TO BE DONE:
Restate the full listing word for word and leave the pictures out.

MATERIAL PROVIDED:
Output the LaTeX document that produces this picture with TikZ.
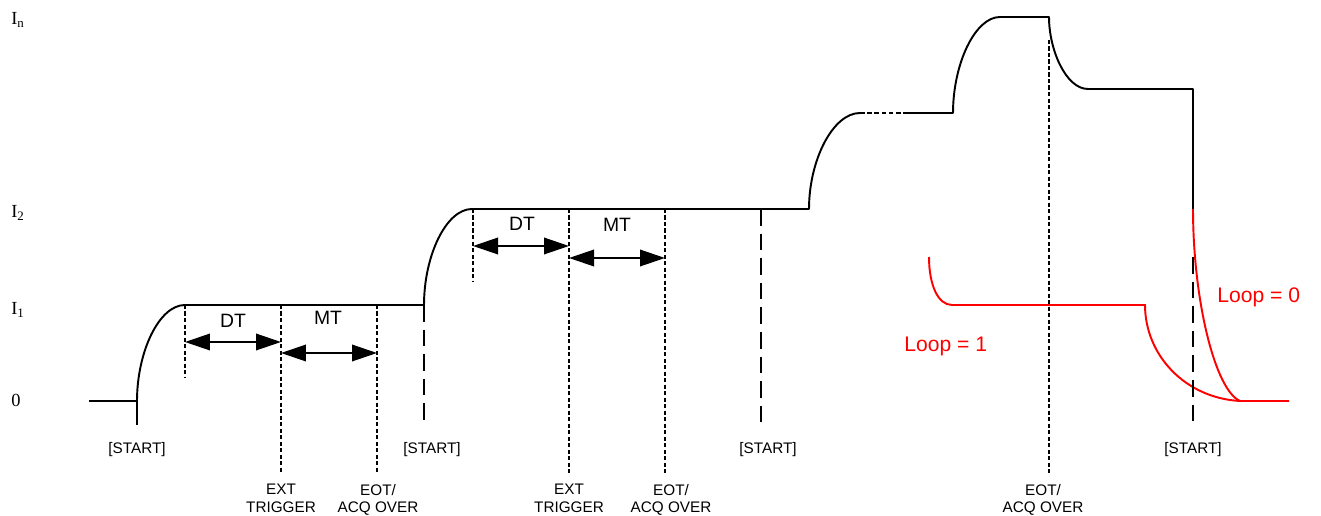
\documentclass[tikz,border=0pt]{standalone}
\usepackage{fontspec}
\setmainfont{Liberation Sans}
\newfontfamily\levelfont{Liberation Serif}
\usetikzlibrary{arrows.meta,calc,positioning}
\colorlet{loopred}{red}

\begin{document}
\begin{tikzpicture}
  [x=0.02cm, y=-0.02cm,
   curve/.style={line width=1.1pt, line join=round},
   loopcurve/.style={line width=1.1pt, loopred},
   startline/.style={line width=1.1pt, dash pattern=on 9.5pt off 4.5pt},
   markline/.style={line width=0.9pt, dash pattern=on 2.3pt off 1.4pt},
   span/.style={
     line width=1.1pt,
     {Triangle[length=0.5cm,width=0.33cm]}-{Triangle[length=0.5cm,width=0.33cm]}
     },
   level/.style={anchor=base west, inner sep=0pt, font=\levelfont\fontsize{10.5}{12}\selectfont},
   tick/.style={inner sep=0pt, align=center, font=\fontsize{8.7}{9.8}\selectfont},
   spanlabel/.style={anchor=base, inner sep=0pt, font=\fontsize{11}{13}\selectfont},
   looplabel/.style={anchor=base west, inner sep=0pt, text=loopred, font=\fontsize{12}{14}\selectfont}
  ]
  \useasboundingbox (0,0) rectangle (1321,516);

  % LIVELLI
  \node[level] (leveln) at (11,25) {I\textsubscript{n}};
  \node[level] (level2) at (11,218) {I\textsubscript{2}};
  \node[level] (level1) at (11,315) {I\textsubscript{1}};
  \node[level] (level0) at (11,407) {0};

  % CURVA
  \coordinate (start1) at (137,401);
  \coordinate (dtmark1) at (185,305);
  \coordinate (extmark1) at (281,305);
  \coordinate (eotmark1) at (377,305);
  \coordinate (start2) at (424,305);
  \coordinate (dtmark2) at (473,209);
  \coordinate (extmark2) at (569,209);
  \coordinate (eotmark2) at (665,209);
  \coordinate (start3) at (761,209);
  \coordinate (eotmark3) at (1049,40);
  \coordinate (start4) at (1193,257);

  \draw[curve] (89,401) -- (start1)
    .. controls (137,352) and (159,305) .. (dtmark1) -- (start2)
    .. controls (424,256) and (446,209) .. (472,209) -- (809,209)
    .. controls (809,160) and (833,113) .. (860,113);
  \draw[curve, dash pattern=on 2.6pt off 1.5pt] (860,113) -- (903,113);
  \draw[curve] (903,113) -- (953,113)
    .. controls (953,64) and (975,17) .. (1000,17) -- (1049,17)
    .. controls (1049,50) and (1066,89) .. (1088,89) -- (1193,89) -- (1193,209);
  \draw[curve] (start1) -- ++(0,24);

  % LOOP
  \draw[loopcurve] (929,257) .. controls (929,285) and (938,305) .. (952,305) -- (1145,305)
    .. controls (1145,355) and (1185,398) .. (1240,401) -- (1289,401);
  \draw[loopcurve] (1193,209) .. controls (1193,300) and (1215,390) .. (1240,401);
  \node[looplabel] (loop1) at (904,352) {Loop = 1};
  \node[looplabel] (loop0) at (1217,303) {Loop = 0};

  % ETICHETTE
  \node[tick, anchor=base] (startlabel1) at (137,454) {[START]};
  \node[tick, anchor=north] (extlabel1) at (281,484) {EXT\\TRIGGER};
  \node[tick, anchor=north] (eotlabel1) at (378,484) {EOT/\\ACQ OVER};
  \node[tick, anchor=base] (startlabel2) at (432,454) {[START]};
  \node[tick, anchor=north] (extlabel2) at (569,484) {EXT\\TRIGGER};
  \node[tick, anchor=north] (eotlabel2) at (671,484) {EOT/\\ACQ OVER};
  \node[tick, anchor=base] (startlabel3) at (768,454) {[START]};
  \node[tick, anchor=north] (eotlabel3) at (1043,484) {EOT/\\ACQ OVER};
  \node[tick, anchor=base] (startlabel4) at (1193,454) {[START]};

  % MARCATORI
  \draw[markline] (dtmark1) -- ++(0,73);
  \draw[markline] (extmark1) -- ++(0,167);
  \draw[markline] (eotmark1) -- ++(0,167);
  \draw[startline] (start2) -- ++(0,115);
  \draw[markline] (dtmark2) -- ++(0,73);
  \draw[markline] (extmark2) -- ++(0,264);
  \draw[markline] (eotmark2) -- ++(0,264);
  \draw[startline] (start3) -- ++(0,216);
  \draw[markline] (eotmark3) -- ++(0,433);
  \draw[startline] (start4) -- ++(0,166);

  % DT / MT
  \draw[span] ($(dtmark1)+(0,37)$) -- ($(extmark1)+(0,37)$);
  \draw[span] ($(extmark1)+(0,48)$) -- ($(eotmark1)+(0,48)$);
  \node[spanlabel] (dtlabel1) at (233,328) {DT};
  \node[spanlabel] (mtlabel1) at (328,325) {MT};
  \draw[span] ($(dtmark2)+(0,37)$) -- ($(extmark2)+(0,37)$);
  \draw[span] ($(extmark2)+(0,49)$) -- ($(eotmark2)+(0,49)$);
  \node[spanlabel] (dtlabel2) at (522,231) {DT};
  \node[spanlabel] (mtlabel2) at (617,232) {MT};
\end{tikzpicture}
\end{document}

EXERCISE ANSWER:
Output the LaTeX document that produces this picture with TikZ.
\documentclass[tikz,border=0pt]{standalone}
\usepackage{fontspec}
\setmainfont{Liberation Sans}
\newfontfamily\levelfont{Liberation Serif}
\usetikzlibrary{arrows.meta,calc,positioning}
\colorlet{loopred}{red}

\begin{document}
\begin{tikzpicture}
  [x=0.02cm, y=-0.02cm,
   curve/.style={line width=1.1pt, line join=round},
   loopcurve/.style={line width=1.1pt, loopred},
   startline/.style={line width=1.1pt, dash pattern=on 9.5pt off 4.5pt},
   markline/.style={line width=0.9pt, dash pattern=on 2.3pt off 1.4pt},
   span/.style={
     line width=1.1pt,
     {Triangle[length=0.5cm,width=0.33cm]}-{Triangle[length=0.5cm,width=0.33cm]}
     },
   level/.style={anchor=base west, inner sep=0pt, font=\levelfont\fontsize{10.5}{12}\selectfont},
   tick/.style={inner sep=0pt, align=center, font=\fontsize{8.7}{9.8}\selectfont},
   spanlabel/.style={anchor=base, inner sep=0pt, font=\fontsize{11}{13}\selectfont},
   looplabel/.style={anchor=base west, inner sep=0pt, text=loopred, font=\fontsize{12}{14}\selectfont}
  ]
  \useasboundingbox (0,0) rectangle (1321,516);

  % LIVELLI
  \node[level] (leveln) at (11,25) {I\textsubscript{n}};
  \node[level] (level2) at (11,218) {I\textsubscript{2}};
  \node[level] (level1) at (11,315) {I\textsubscript{1}};
  \node[level] (level0) at (11,407) {0};

  % CURVA
  \coordinate (start1) at (137,401);
  \coordinate (dtmark1) at (185,305);
  \coordinate (extmark1) at (281,305);
  \coordinate (eotmark1) at (377,305);
  \coordinate (start2) at (424,305);
  \coordinate (dtmark2) at (473,209);
  \coordinate (extmark2) at (569,209);
  \coordinate (eotmark2) at (665,209);
  \coordinate (start3) at (761,209);
  \coordinate (eotmark3) at (1049,40);
  \coordinate (start4) at (1193,257);

  \draw[curve] (89,401) -- (start1)
    .. controls (137,352) and (159,305) .. (dtmark1) -- (start2)
    .. controls (424,256) and (446,209) .. (472,209) -- (809,209)
    .. controls (809,160) and (833,113) .. (860,113);
  \draw[curve, dash pattern=on 2.6pt off 1.5pt] (860,113) -- (903,113);
  \draw[curve] (903,113) -- (953,113)
    .. controls (953,64) and (975,17) .. (1000,17) -- (1049,17)
    .. controls (1049,50) and (1066,89) .. (1088,89) -- (1193,89) -- (1193,209);
  \draw[curve] (start1) -- ++(0,24);

  % LOOP
  \draw[loopcurve] (929,257) .. controls (929,285) and (938,305) .. (952,305) -- (1145,305)
    .. controls (1145,355) and (1185,398) .. (1240,401) -- (1289,401);
  \draw[loopcurve] (1193,209) .. controls (1193,300) and (1215,390) .. (1240,401);
  \node[looplabel] (loop1) at (904,352) {Loop = 1};
  \node[looplabel] (loop0) at (1217,303) {Loop = 0};

  % ETICHETTE
  \node[tick, anchor=base] (startlabel1) at (137,454) {[START]};
  \node[tick, anchor=north] (extlabel1) at (281,484) {EXT\\TRIGGER};
  \node[tick, anchor=north] (eotlabel1) at (378,484) {EOT/\\ACQ OVER};
  \node[tick, anchor=base] (startlabel2) at (432,454) {[START]};
  \node[tick, anchor=north] (extlabel2) at (569,484) {EXT\\TRIGGER};
  \node[tick, anchor=north] (eotlabel2) at (671,484) {EOT/\\ACQ OVER};
  \node[tick, anchor=base] (startlabel3) at (768,454) {[START]};
  \node[tick, anchor=north] (eotlabel3) at (1043,484) {EOT/\\ACQ OVER};
  \node[tick, anchor=base] (startlabel4) at (1193,454) {[START]};

  % MARCATORI
  \draw[markline] (dtmark1) -- ++(0,73);
  \draw[markline] (extmark1) -- ++(0,167);
  \draw[markline] (eotmark1) -- ++(0,167);
  \draw[startline] (start2) -- ++(0,115);
  \draw[markline] (dtmark2) -- ++(0,73);
  \draw[markline] (extmark2) -- ++(0,264);
  \draw[markline] (eotmark2) -- ++(0,264);
  \draw[startline] (start3) -- ++(0,216);
  \draw[markline] (eotmark3) -- ++(0,433);
  \draw[startline] (start4) -- ++(0,166);

  % DT / MT
  \draw[span] ($(dtmark1)+(0,37)$) -- ($(extmark1)+(0,37)$);
  \draw[span] ($(extmark1)+(0,48)$) -- ($(eotmark1)+(0,48)$);
  \node[spanlabel] (dtlabel1) at (233,328) {DT};
  \node[spanlabel] (mtlabel1) at (328,325) {MT};
  \draw[span] ($(dtmark2)+(0,37)$) -- ($(extmark2)+(0,37)$);
  \draw[span] ($(extmark2)+(0,49)$) -- ($(eotmark2)+(0,49)$);
  \node[spanlabel] (dtlabel2) at (522,231) {DT};
  \node[spanlabel] (mtlabel2) at (617,232) {MT};
\end{tikzpicture}
\end{document}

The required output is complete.